[RAW DATA start]

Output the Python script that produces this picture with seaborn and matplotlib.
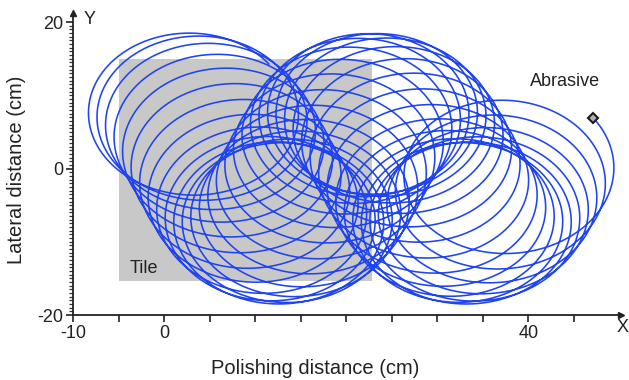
import numpy as np
import pandas as pd
import matplotlib
matplotlib.use("Agg")
import matplotlib.pyplot as plt
from matplotlib.ticker import FixedLocator
import seaborn as sns

# kinematic parameters of the abrasive path (cm)
head_radius_x = 11.3          # abrasive radius seen along x
head_radius_y = 11.0          # abrasive radius seen along y
feed_start = 2.6              # head centre x at start
feed_end = 38.2               # head centre x at end
lateral_amp = 7.5             # lateral swing of the head centre
lateral_period = 20.3         # polishing distance per lateral swing
n_turns = 38                  # revolutions of the head
end_angle_deg = 38            # abrasive angle at the end point

# tile and labels
tile_x = [-5.0, 22.8]
tile_y = [-15.4, 15.0]
xtick_vals = [-10, -5, 0, 5, 10, 15, 20, 25, 30, 35, 40, 45]
xtick_text = ["-10", "", "0", "", "", "", "", "", "", "", "40", ""]
ytick_vals = [-20, 0, 20]
ytick_text = ["-20", "0", "20"]
yminor_step = 0.5

# build the path
t = np.linspace(0, 1, n_turns * 240)
xc = feed_start + (feed_end - feed_start) * t
yc = lateral_amp * np.cos(2 * np.pi * (xc - feed_start) / lateral_period)
theta = np.deg2rad(end_angle_deg) - 2 * np.pi * n_turns * (1 - t)
path = pd.DataFrame({"x": xc + head_radius_x * np.cos(theta),
                     "y": yc + head_radius_y * np.sin(theta)})

sns.set_theme(style="ticks", rc={"ytick.minor.size": 3, "ytick.minor.width": 0.9,
                                 "ytick.minor.left": True})
plt.rcParams["font.family"] = ["Liberation Sans", "DejaVu Sans"]

fig = plt.figure(figsize=(6.29, 3.8), dpi=100)
ax = fig.add_axes([0.1165, 0.171, 0.871, 0.794])

ax.fill_between(tile_x, tile_y[0], tile_y[1], color="#c8c8c8", lw=0, zorder=0)
sns.lineplot(data=path, x="x", y="y", sort=False, estimator=None,
             color="#1f44f0", lw=1.15, ax=ax, zorder=2)
ax.plot(path["x"].iloc[-1], path["y"].iloc[-1], marker="D", ms=5,
        mfc="#b0b0b0", mec="#1a1a1a", mew=1.5, zorder=3)

ax.text(-3.8, -13.6, "Tile", fontsize=13, color="#222222", va="center")
ax.text(44.0, 11.9, "Abrasive", fontsize=13, color="#222222",
        ha="center", va="center")

ax.set_xlim(-10, 50.2)
ax.set_ylim(-20, 21.2)
sns.despine(ax=ax)
for side in ["left", "bottom"]:
    ax.spines[side].set_linewidth(1.3)
    ax.spines[side].set_color("#222222")

ax.set_xticks(xtick_vals)
ax.set_xticklabels(xtick_text)
ax.set_yticks(ytick_vals)
ax.set_yticklabels(ytick_text)
ax.set_xlabel("")
ax.set_ylabel("")
ax.yaxis.set_minor_locator(FixedLocator(np.arange(-20, 20.01, yminor_step)))
ax.tick_params(axis="both", which="major", labelsize=13, length=5, width=1.2,
               colors="#222222", pad=2)
ax.tick_params(axis="y", which="minor", left=True, length=3, width=0.9,
               color="#333333")

# arrow heads and axis names
ax.plot(1, 0, ">", color="#222222", ms=5, transform=ax.transAxes, clip_on=False)
ax.plot(0, 1, "^", color="#222222", ms=5, transform=ax.transAxes, clip_on=False)
fig.text(623 / 629, 1 - 328 / 380, "X", fontsize=13, ha="center", va="center",
         color="#222222")
fig.text(90 / 629, 1 - 20 / 380, "Y", fontsize=13, ha="center", va="center",
         color="#222222")

fig.text(315 / 629, 1 - 369 / 380, "Polishing distance (cm)", fontsize=14.5,
         ha="center", va="center", color="#222222")
fig.text(17 / 629, 1 - 170 / 380, "Lateral distance (cm)", fontsize=14.5,
         rotation=90, ha="center", va="center", color="#222222")

fig.savefig("out.png", dpi=100)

[RAW DATA end]

» WHAT YOU SHOULD DO:
Your answer should be only a number: how many lines of the data above contain the string "matplotlib"?

» SOLUTION FOR THIS TASK:
5